## Given task
Out of the lines below, please list those that hold the string "this".

## Record excerpts

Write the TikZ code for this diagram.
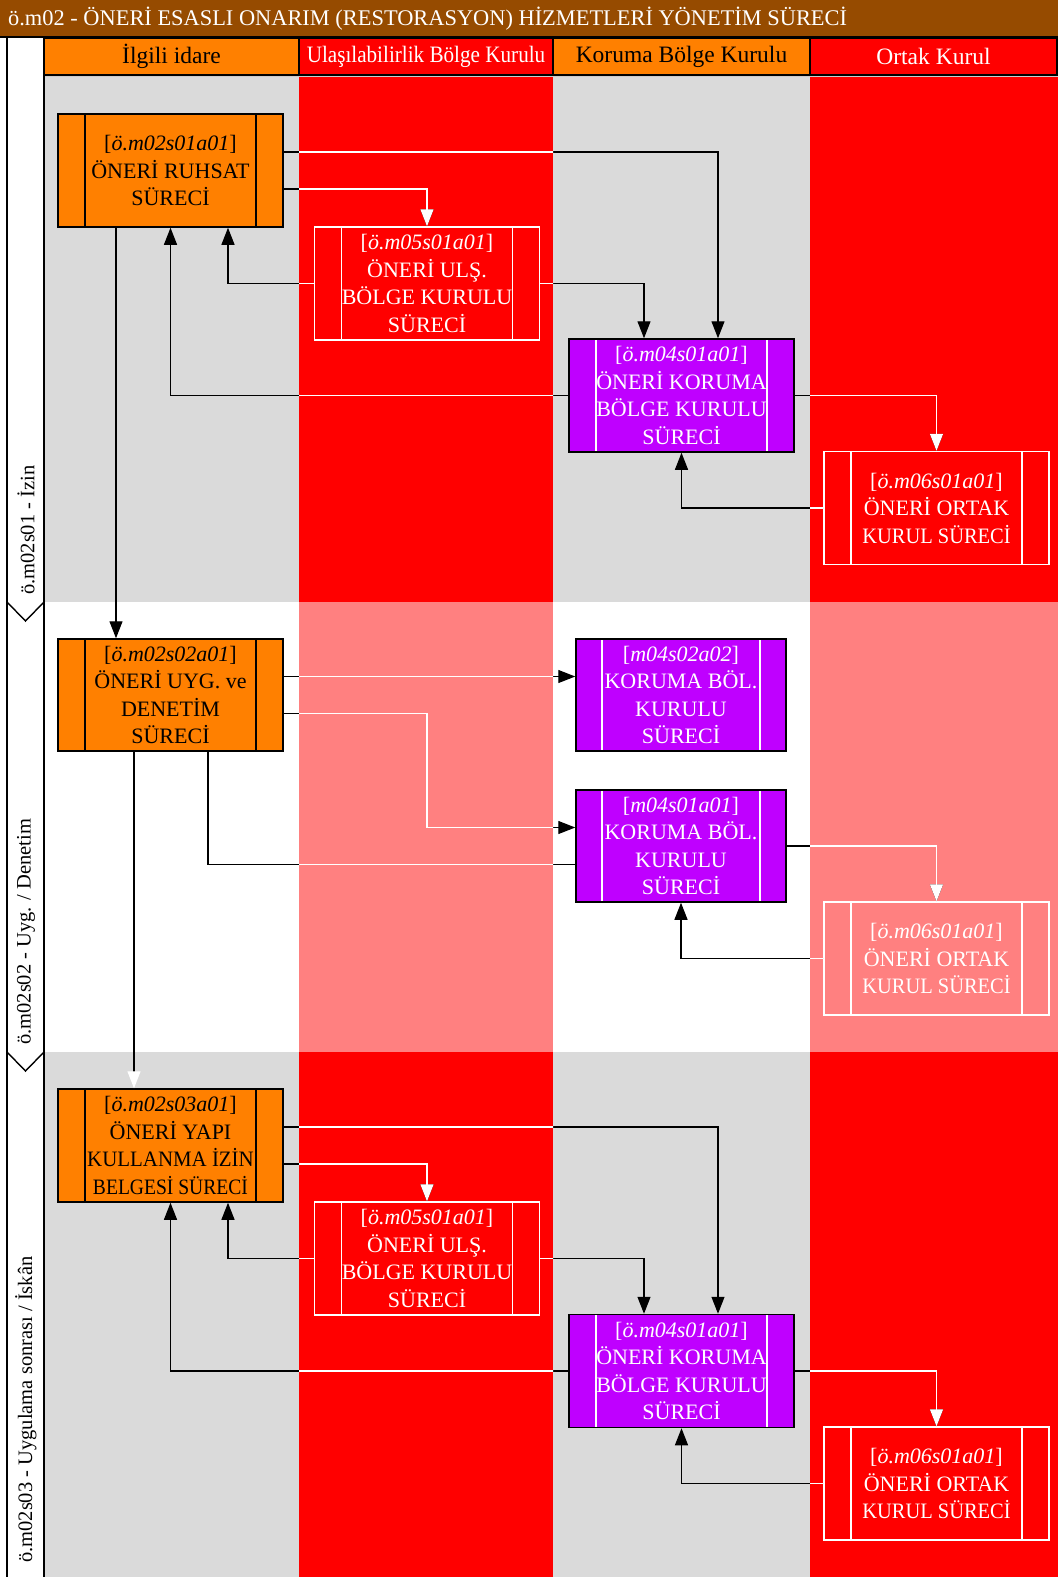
\documentclass[tikz,border=0pt]{standalone}
\usepackage{fontspec}
\setmainfont{Liberation Serif}
\usepackage{graphicx}
\usetikzlibrary{arrows.meta,calc}
\definecolor{gr}{RGB}{218,218,218}
\definecolor{rd}{RGB}{255,0,0}
\definecolor{pk}{RGB}{255,128,128}
\definecolor{og}{RGB}{255,128,0}
\definecolor{pu}{RGB}{191,0,255}
\definecolor{br}{RGB}{150,75,0}
\newcommand\bxfont{\fontsize{22}{27.5}\selectfont}
\newcommand\hdfont{\fontsize{23.5}{27}\selectfont}
\newcommand\phfont{\fontsize{20.5}{24}\selectfont}
\newcommand\sqz[2]{\scalebox{#1}[1]{#2}}
\newcommand\conns[1]{%
\begin{scope}[cn/.style={draw=#1,line width=1.2pt,-{Triangle[length=17pt,width=13pt,color=#1]}},cl/.style={draw=#1,line width=1.2pt}]
% phase 1
\draw[cn] ([yshift=18.5pt]A.east) -| ([xshift=36.5pt]C.north);
\draw[cn] ([yshift=-18.5pt]A.east) -| (B.north);
\draw[cn] (B.west) -| ([xshift=57.5pt]A.south);
\draw[cn] (B.east) -| ([xshift=-37.5pt]C.north);
\draw[cn] (C.west) -| (A.south);
\draw[cn] (C.east) -| (D.north);
\draw[cn] (D.west) -| (C.south);
\draw[cn] ([xshift=-54.5pt]A.south) -- ([xshift=-54.5pt]E.north);
% phase 2
\draw[cn] ([yshift=18.5pt]E.east) -- ([yshift=18.5pt]F.west);
\draw[cn] ([yshift=-18.5pt]E.east) -| (B.north |- E.south) |- ([yshift=18.5pt]G.west);
\draw[cl] ([xshift=37.5pt]E.south) |- ([yshift=-18.5pt]G.west);
\draw[cn] (G.east) -| (H.north);
\draw[cn] (H.west) -| (G.south);
\draw[cl,-{Triangle[length=17pt,width=13pt,color=white]}] ([xshift=-36.5pt]E.south) -- ([xshift=-36.5pt]I.north);
% phase 3
\draw[cn] ([yshift=18.5pt]I.east) -| ([xshift=36.5pt]K.north);
\draw[cn] ([yshift=-18.5pt]I.east) -| (J.north);
\draw[cn] (J.west) -| ([xshift=57.5pt]I.south);
\draw[cn] (J.east) -| ([xshift=-37.5pt]K.north);
\draw[cn] (K.west) -| (I.south);
\draw[cn] (K.east) -| (L.north);
\draw[cn] (L.west) -| (K.south);
\end{scope}}
\begin{document}
\begin{tikzpicture}[x=1pt,y=-1pt,
  proc/.style={rectangle, minimum width=225pt, minimum height=113pt, inner sep=0pt, line width=1.5pt, align=center, font=\bxfont,
    path picture={\draw[line width=1.5pt,#1] ([xshift=27pt]path picture bounding box.north west) -- ([xshift=27pt]path picture bounding box.south west) ([xshift=-27pt]path picture bounding box.north east) -- ([xshift=-27pt]path picture bounding box.south east);}},
  procn/.style={rectangle, minimum width=210pt, minimum height=112pt, inner sep=0pt, line width=1.5pt, align=center, font=\bxfont,
    path picture={\draw[line width=1.5pt,#1] ([xshift=26pt]path picture bounding box.north west) -- ([xshift=26pt]path picture bounding box.south west) ([xshift=-26pt]path picture bounding box.north east) -- ([xshift=-26pt]path picture bounding box.south east);}},
  obox/.style={proc=black, fill=og, draw=black, text=black},
  pbox/.style={proc=white, fill=pu, draw=black, text=white},
  pnbox/.style={procn=white, fill=pu, draw=black, text=white},
  rbox/.style={proc=white, draw=white, text=white},
  hdr/.style={rectangle, draw=black, line width=1.5pt, minimum height=37pt, inner sep=0pt, font=\hdfont},
  phase/.style={rotate=90, anchor=west, inner sep=0pt, font=\phfont}
]
\useasboundingbox (0,0) rectangle (1058,1577);
% title
\fill[br] (0,0) rectangle (1058,37);
\draw[black,line width=1.5pt] (0,37) -- (1058,37);
\node[anchor=west, inner sep=0pt, text=white, font=\fontsize{22.4}{26}\selectfont] (title) at (8,19) {ö.m02 - ÖNERİ ESASLI ONARIM (RESTORASYON) HİZMETLERİ YÖNETİM SÜRECİ};
% lane backgrounds
\fill[gr] (44,75) rectangle (299,602);
\fill[rd] (299,75) rectangle (553,602);
\fill[gr] (553,75) rectangle (810,602);
\fill[rd] (810,75) rectangle (1058,602);
\fill[white] (44,602) rectangle (299,1052);
\fill[pk] (299,602) rectangle (553,1052);
\fill[white] (553,602) rectangle (810,1052);
\fill[pk] (810,602) rectangle (1058,1052);
\fill[gr] (44,1052) rectangle (299,1577);
\fill[rd] (299,1052) rectangle (553,1577);
\fill[gr] (553,1052) rectangle (810,1577);
\fill[rd] (810,1052) rectangle (1058,1577);
\draw[white!80!black,line width=1.5pt] (44,76.5) -- (1058,76.5);
% headers
\node[hdr, fill=og, minimum width=255pt, text=black] (h1) at (171.5,56.5) {İlgili idare};
\node[hdr, fill=rd, minimum width=254pt, text=white] (h2) at (426,56.5) {\sqz{0.9}{Ulaşılabilirlik Bölge Kurulu}};
\node[hdr, fill=og, minimum width=257pt, text=black] (h3) at (681.5,56.5) {Koruma Bölge Kurulu};
\node[hdr, fill=rd, minimum width=247pt, text=white] (h4) at (933.5,56.5) {Ortak Kurul};
% phase column
\fill[white] (7,38) rectangle (44,1577);
\draw[black,line width=1.4pt] (7,38) -- (7,1577) (44,38) -- (44,1577);
\draw[black,line width=1.4pt] (7,602) -- (25.5,621) -- (44,602);
\draw[black,line width=1.4pt] (7,1052) -- (25.5,1071) -- (44,1052);
\node[phase] (ph1) at (26,595) {ö.m02s01 - İzin};
\node[phase] (ph2) at (26,1045) {ö.m02s02 - Uyg. / Denetim};
\node[phase] (ph3) at (26,1563) {ö.m02s03 - Uygulama sonrası / İskân};
% process boxes
\node[obox] (A) at (170.5,170.5) {[\textit{ö.m02s01a01}]\\ÖNERİ RUHSAT\\SÜRECİ};
\node[rbox] (B) at (427,283.5) {[\textit{ö.m05s01a01}]\\ÖNERİ ULŞ.\\BÖLGE KURULU\\SÜRECİ};
\node[pbox] (C) at (681.5,395.5) {[\textit{ö.m04s01a01}]\\ÖNERİ KORUMA\\BÖLGE KURULU\\SÜRECİ};
\node[rbox] (D) at (936.5,508) {[\textit{ö.m06s01a01}]\\ÖNERİ ORTAK\\\sqz{0.93}{KURUL SÜRECİ}};
\node[obox, minimum height=112pt] (E) at (170.5,695) {[\textit{ö.m02s02a01}]\\ÖNERİ UYG. ve\\DENETİM\\SÜRECİ};
\node[pnbox] (F) at (681,695) {[\textit{m04s02a02}]\\KORUMA BÖL.\\KURULU\\SÜRECİ};
\node[pnbox] (G) at (681,846) {[\textit{m04s01a01}]\\KORUMA BÖL.\\KURULU\\SÜRECİ};
\node[rbox] (H) at (936.5,958.5) {[\textit{ö.m06s01a01}]\\ÖNERİ ORTAK\\\sqz{0.93}{KURUL SÜRECİ}};
\node[obox] (I) at (170.5,1145.5) {[\textit{ö.m02s03a01}]\\ÖNERİ YAPI\\\sqz{0.95}{KULLANMA İZİN}\\\sqz{0.89}{BELGESİ SÜRECİ}};
\node[rbox] (J) at (427,1258.5) {[\textit{ö.m05s01a01}]\\ÖNERİ ULŞ.\\BÖLGE KURULU\\SÜRECİ};
\node[pbox] (K) at (681.5,1371) {[\textit{ö.m04s01a01}]\\ÖNERİ KORUMA\\BÖLGE KURULU\\SÜRECİ};
\node[rbox] (L) at (936.5,1483.5) {[\textit{ö.m06s01a01}]\\ÖNERİ ORTAK\\\sqz{0.93}{KURUL SÜRECİ}};
% connectors: black everywhere, white over the red/pink lanes
\conns{black}
\begin{scope}
\clip (299,75) rectangle (553,1577) (810,75) rectangle (1058,1577);
\conns{white}
\end{scope}
\end{tikzpicture}
\end{document}
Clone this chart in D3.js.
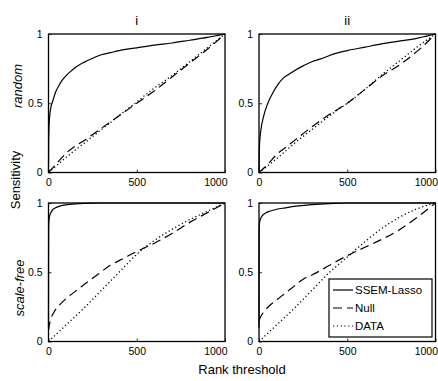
<!DOCTYPE html>
<html>
<head>
<meta charset="utf-8">
<script src="https://cdn.jsdelivr.net/npm/d3@7"></script>
<style>
  body { margin: 0; background: #fff; }
  text { font-family: 'Liberation Sans', Arial, sans-serif; fill: #000; }
</style>
</head>
<body>
<div id="viz"></div>
<script>
const width = 438;
const height = 381;

// Data
const columnLabels = ['i', 'ii'];
const rowLabels = ['random', 'scale-free'];
const seriesNames = ['SSEM-Lasso', 'Null', 'DATA'];
const xTicks = [0, 500, 1000];
const yTicks = [0, 0.5, 1];

// random, i
const lassoRandI_x = [0, 1, 3, 6, 12, 25, 40, 60, 80, 100, 130, 160, 200, 250, 300, 350, 400, 500, 600, 700, 800, 900, 1000];
const lassoRandI_y = [0, 0.22, 0.33, 0.4, 0.46, 0.52, 0.58, 0.63, 0.67, 0.7, 0.735, 0.765, 0.795, 0.825, 0.85, 0.865, 0.88, 0.9, 0.92, 0.935, 0.955, 0.975, 1];
const nullRandI_x = [0, 50, 100, 150, 200, 300, 400, 500, 600, 700, 800, 900, 1000];
const nullRandI_y = [0, 0.07, 0.14, 0.19, 0.23, 0.32, 0.41, 0.5, 0.59, 0.69, 0.79, 0.89, 1];
const dataRandI_x = [0, 100, 200, 300, 400, 500, 600, 700, 800, 900, 1000];
const dataRandI_y = [0, 0.11, 0.21, 0.31, 0.41, 0.51, 0.61, 0.7, 0.8, 0.9, 1];

// random, ii
const lassoRandII_x = [0, 3, 10, 25, 50, 80, 110, 140, 170, 200, 250, 300, 350, 400, 450, 500, 600, 700, 800, 900, 950, 1000];
const lassoRandII_y = [0, 0.2, 0.3, 0.4, 0.5, 0.58, 0.64, 0.685, 0.71, 0.735, 0.77, 0.8, 0.82, 0.845, 0.865, 0.88, 0.905, 0.93, 0.95, 0.97, 0.985, 1];
const nullRandII_x = [0, 50, 100, 150, 200, 300, 400, 500, 600, 700, 800, 900, 1000];
const nullRandII_y = [0, 0.06, 0.13, 0.18, 0.23, 0.33, 0.42, 0.5, 0.6, 0.7, 0.78, 0.88, 1];
const dataRandII_x = [0, 100, 200, 300, 400, 500, 600, 700, 800, 900, 1000];
const dataRandII_y = [0, 0.1, 0.21, 0.31, 0.41, 0.5, 0.6, 0.71, 0.81, 0.91, 1];

// scale-free, i
const lassoFreeI_x = [0, 0.5, 1, 2, 5, 10, 20, 40, 70, 100, 150, 200, 300, 1000];
const lassoFreeI_y = [0.1, 0.63, 0.8, 0.86, 0.9, 0.92, 0.945, 0.965, 0.98, 0.987, 0.993, 0.997, 1, 1];
const nullFreeI_x = [0, 5, 15, 30, 60, 100, 150, 200, 275, 350, 425, 500, 600, 700, 800, 900, 1000];
const nullFreeI_y = [0.08, 0.12, 0.17, 0.21, 0.26, 0.31, 0.36, 0.41, 0.48, 0.55, 0.6, 0.65, 0.71, 0.78, 0.86, 0.93, 1];
const dataFreeI_x = [0, 100, 200, 300, 400, 500, 600, 700, 800, 900, 1000];
const dataFreeI_y = [0, 0.12, 0.24, 0.37, 0.5, 0.63, 0.73, 0.81, 0.88, 0.94, 1];

// scale-free, ii
const lassoFreeII_x = [0, 0.5, 2, 5, 10, 20, 40, 60, 100, 150, 200, 300, 400, 500, 1000];
const lassoFreeII_y = [0.1, 0.78, 0.84, 0.87, 0.89, 0.91, 0.93, 0.94, 0.955, 0.965, 0.975, 0.988, 0.996, 1, 1];
const nullFreeII_x = [0, 10, 25, 60, 100, 150, 200, 250, 300, 400, 500, 600, 700, 800, 900, 1000];
const nullFreeII_y = [0.15, 0.18, 0.21, 0.26, 0.3, 0.35, 0.4, 0.45, 0.48, 0.55, 0.62, 0.68, 0.74, 0.81, 0.9, 1];
const dataFreeII_x = [0, 100, 200, 300, 400, 500, 600, 700, 800, 900, 1000];
const dataFreeII_y = [0, 0.12, 0.24, 0.37, 0.5, 0.61, 0.72, 0.82, 0.9, 0.96, 1];

const panels = [
  {row: 0, col: 0, series: [[lassoRandI_x, lassoRandI_y], [nullRandI_x, nullRandI_y], [dataRandI_x, dataRandI_y]]},
  {row: 0, col: 1, series: [[lassoRandII_x, lassoRandII_y], [nullRandII_x, nullRandII_y], [dataRandII_x, dataRandII_y]]},
  {row: 1, col: 0, series: [[lassoFreeI_x, lassoFreeI_y], [nullFreeI_x, nullFreeI_y], [dataFreeI_x, dataFreeI_y]]},
  {row: 1, col: 1, series: [[lassoFreeII_x, lassoFreeII_y], [nullFreeII_x, nullFreeII_y], [dataFreeII_x, dataFreeII_y]]}
];

// Layout
const colLeft = [48.5, 259];
const rowTop = [34, 203];
const pw = 176.5;
const ph = 138.5;
const dashes = [null, '9,5', '1.2,2.6'];

const svg = d3.select('#viz')
  .append('svg')
    .attr('width', width)
    .attr('height', height);

const xScale = d3.scaleLinear().domain([0, 1000]).range([0, pw]);
const yScale = d3.scaleLinear().domain([0, 1]).range([ph, 0]);

const line = d3.line()
  .x(d => xScale(d[0]))
  .y(d => yScale(d[1]))
  .curve(d3.curveMonotoneX);

panels.forEach(p => {
  const g = svg.append('g')
    .attr('transform', `translate(${colLeft[p.col]},${rowTop[p.row]})`);

  // series
  p.series.forEach((s, i) => {
    const pts = s[0].map((x, k) => [x, s[1][k]]);
    g.append('path')
      .attr('d', line(pts))
      .attr('fill', 'none')
      .attr('stroke', '#000')
      .attr('stroke-width', i === 2 ? 1.3 : 1.2)
      .attr('stroke-dasharray', dashes[i]);
  });

  // axes with inward ticks
  const xAxis = g.append('g')
    .attr('transform', `translate(0,${ph})`)
    .call(d3.axisBottom(xScale).tickValues(xTicks).tickSize(-3).tickPadding(6).tickFormat(d3.format('d')));
  const yAxis = g.append('g')
    .call(d3.axisLeft(yScale).tickValues(yTicks).tickSize(-3).tickPadding(6).tickFormat(d => d === 0.5 ? '0.5' : d));
  [xAxis, yAxis].forEach(a => {
    a.select('.domain').remove();
    a.selectAll('.tick line').attr('stroke', '#000').attr('stroke-width', 0.8);
    a.selectAll('.tick text').style('font-size', '10.5px').style('font-family', "'Liberation Sans', Arial, sans-serif");
  });
  // last label is pulled inward so it stays inside the page
  xAxis.selectAll('.tick text')
    .filter(d => d === 1000)
    .attr('text-anchor', 'end')
    .attr('dx', 2);

  // frame
  g.append('rect')
    .attr('width', pw)
    .attr('height', ph)
    .attr('fill', 'none')
    .attr('stroke', '#000')
    .attr('stroke-width', 1.3);
});

// column titles
columnLabels.forEach((t, i) => {
  svg.append('text')
    .attr('x', colLeft[i] + pw / 2)
    .attr('y', 25)
    .attr('text-anchor', 'middle')
    .style('font-size', '13px')
    .text(t);
});

// row labels
const rowLabelPos = [[22, 86], [24, 288]];
rowLabels.forEach((t, i) => {
  svg.append('text')
    .attr('transform', `translate(${rowLabelPos[i][0]},${rowLabelPos[i][1]}) rotate(-90)`)
    .attr('text-anchor', 'middle')
    .style('font-size', '13px')
    .style('font-style', 'italic')
    .text(t);
});

svg.append('text')
  .attr('transform', 'translate(20,180) rotate(-90)')
  .attr('text-anchor', 'middle')
  .style('font-size', '13px')
  .text('Sensitivity');

svg.append('text')
  .attr('x', 242)
  .attr('y', 374)
  .attr('text-anchor', 'middle')
  .style('font-size', '13px')
  .text('Rank threshold');

// legend in bottom-right panel
const legend = svg.append('g').attr('transform', 'translate(329,279)');
legend.append('rect')
  .attr('width', 103)
  .attr('height', 58)
  .attr('fill', '#fff')
  .attr('stroke', '#000')
  .attr('stroke-width', 1.2);
seriesNames.forEach((name, i) => {
  const y = 11 + i * 18;
  legend.append('line')
    .attr('x1', 4).attr('x2', 24)
    .attr('y1', y).attr('y2', y)
    .attr('stroke', '#000')
    .attr('stroke-width', 1.2)
    .attr('stroke-dasharray', dashes[i]);
  legend.append('text')
    .attr('x', 26)
    .attr('y', y + 4)
    .style('font-size', '11.5px')
    .text(name);
});
</script>
</body>
</html>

## Complete output
Write the TikZ code for this diagram.
Clone this chart in D3.js.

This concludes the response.